Ia juga mengusulkan pertemuan lanjutan antara Zelensky dan Putin untuk mencari titik temu.
Trump menegaskan perannya sebagai fasilitator, bukan pengambil keputusan atas nama Ukraina. “Saya di sini bukan untuk bernegosiasi demi Ukraina, saya di sini untuk mempertemukan mereka,” katanya, sebagaimana dilansir Reuters.
Ia menambahkan bahwa keputusan mengenai konsesi teritorial sepenuhnya berada di tangan Zelensky. “(Zelensky) harus membuat kesepakatan. Ya. Begini, Rusia adalah kekuatan yang sangat besar, dan mereka tidak…” ungkap Trump, meninggalkan pernyataan terbuka untuk interpretasi lebih lanjut.
Latar Belakang KTT dan Ketegangan Ukraina-Rusia
Konflik Rusia-Ukraina, yang telah berlangsung lebih dari tiga tahun, terus menarik perhatian dunia. Pertemuan di Alaska ini digelar di tengah tekanan global untuk mencari solusi diplomatik. Sebelumnya, sekutu Eropa dan NATO Ukraina mendesak agar Zelensky dilibatkan dalam setiap pembicaraan yang menentukan nasib negaranya. Kyiv khawatir Trump dan Putin akan mencoba memaksakan syarat damai tanpa melibatkan Ukraina, termasuk kemungkinan konsesi wilayah.
Pada 11 Agustus 2025, Zelensky menegaskan bahwa keputusan apa pun tanpa keterlibatan Ukraina akan “gagal” dan tidak dapat diterapkan. Dukungan datang dari para pemimpin Inggris, Prancis, Jerman, Italia, Polandia, Finlandia, dan Komisi Eropa, yang menyerukan solusi diplomatik harus memprioritaskan kepentingan keamanan Ukraina dan Eropa.
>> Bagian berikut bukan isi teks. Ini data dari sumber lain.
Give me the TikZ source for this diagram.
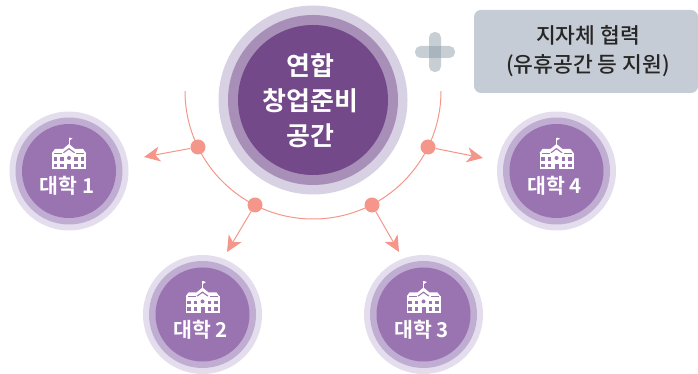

Dinamika di Balik KTT Alaska
Pertemuan ini menjadi sorotan karena momen langka ketika Trump dan Putin berbagi limusin kepresidenan menuju lokasi KTT, menandakan upaya simbolis untuk mencairkan hubungan. Namun, Kremlin sebelumnya telah menolak kemungkinan pertemuan langsung antara Putin dan Zelensky, dengan alasan kondisi untuk dialog belum terpenuhi.
Trump, yang selama berminggu-minggu mengancam Rusia dengan sanksi baru, tampak mengubah nada dengan menekankan pentingnya dialog. Ia bahkan mengultimatum Putin untuk mencapai kesepakatan damai, memperingatkan “konsekuensi berat” jika perang berlanjut. Namun, usulan Trump soal “pertukaran wilayah demi keuntungan kedua belah pihak” memicu kekhawatiran di kalangan sekutu Ukraina.
Langkah ke Depan
Meski KTT Alaska tidak menghasilkan terobosan, Trump optimistis bahwa dialog akan berlanjut. Gedung Putih menyatakan keterbukaan untuk mengundang Zelensky dalam pembicaraan mendatang, meski formatnya kemungkinan tetap bilateral. Sementara itu, dunia menanti langkah konkret dari Ukraina dan Rusia untuk meredakan konflik yang telah menelan banyak korban dan mengguncang stabilitas global.
Dengan kegagalan KTT ini, tekanan kini tertuju pada Zelensky untuk menemukan jalan tengah dengan Rusia. Akankah negosiasi langsung menjadi kunci perdamaian, atau justru memperdalam ketegangan? Perkembangan selanjutnya akan terus dipantau.